The activist media then claim that climate change is “settled science” and that 97 percent of scientists agree that the main reason for global warming is man-made greenhouse gases. But that’s not true either; real science is never “settled” and 97 percent of scientists don’t agree. Using the same academic papers used to reach the 97 percent number, an economist found that only 1.6 percent of scientists explicitly stated that man-made greenhouse gases are the main cause of climate change.

In fact, the science of climate change is far from settled. The United Nations climate models are constantly being “updated” or modified, and wildly irresponsible climate predictions — like the starvation of 4 billion people during the 1980s — have not happened. That doesn’t sound like settled science to me.

It is arrogant for individuals on either side of an academic debate to only consider one side of an argument.

Like everything else in life, there are advantages and disadvantages to using fossil fuels. I argue that the advantages of having cheap, plentiful and reliable energy vastly outweigh the disadvantages. Additionally, we have regulatory bodies, such as the Railroad Commission of Texas, to oversee the production and transportation of fossil fuels, mitigating the disadvantages and punishing bad actors who harm our environment.
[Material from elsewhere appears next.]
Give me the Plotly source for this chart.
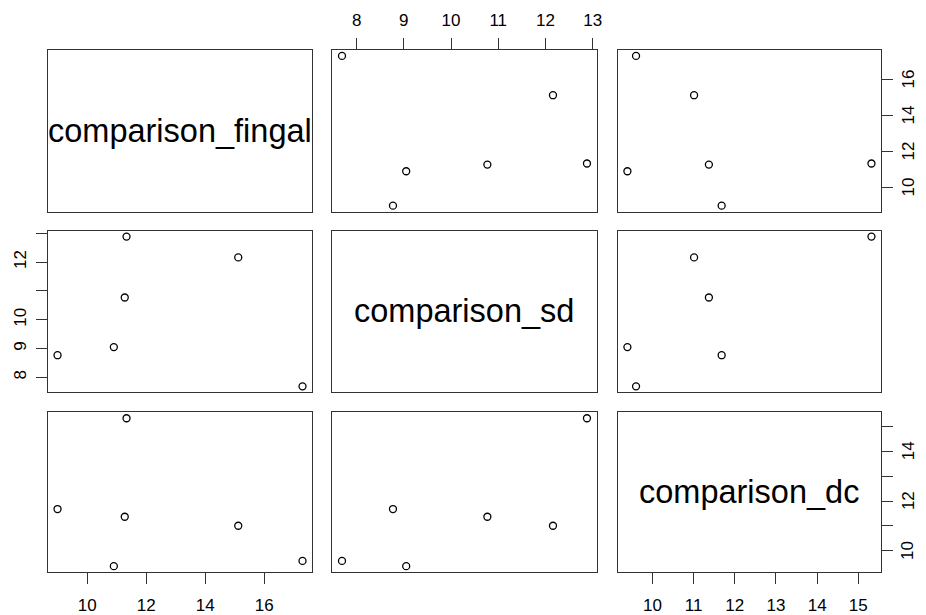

It is arrogant for individuals on either side of an academic debate to only consider one side of an argument. The politicization of climate “science” and related attempts by academia and the mainstream media to shame “climate deniers” is both wrong and dangerous for our democracy.
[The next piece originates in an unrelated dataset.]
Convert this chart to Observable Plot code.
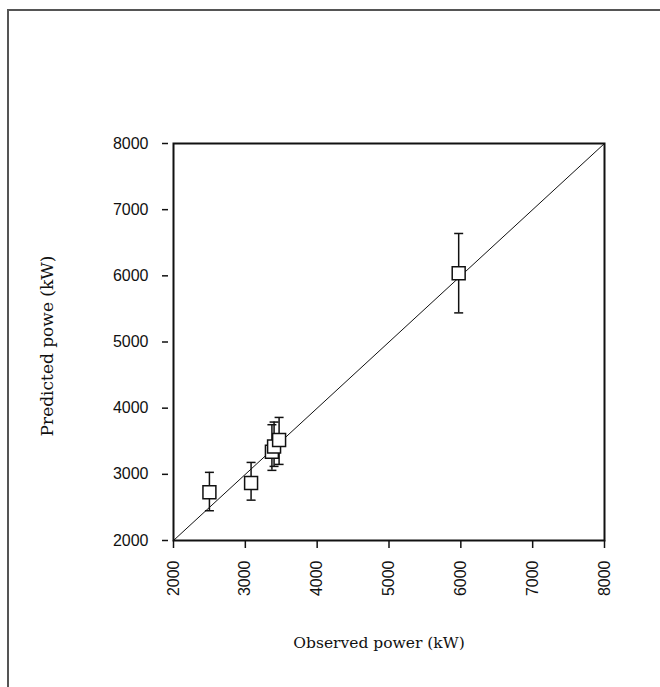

We need to set politics aside and have the courage to admit what we know and, more importantly, what we don’t know — and we don’t know whether man-made greenhouse gases are impacting our climate in a harmful way. What we do know is that more than one billion human beings don’t have access to enough electricity, and as a result, have shorter, more difficult lives. It is time for us as a civilization to put mankind first and work to ensure that energy is cheap, plentiful and reliable for everyone.

Wayne Christian is a Texas Railroad Commissioner and former member of the Texas House of Representatives.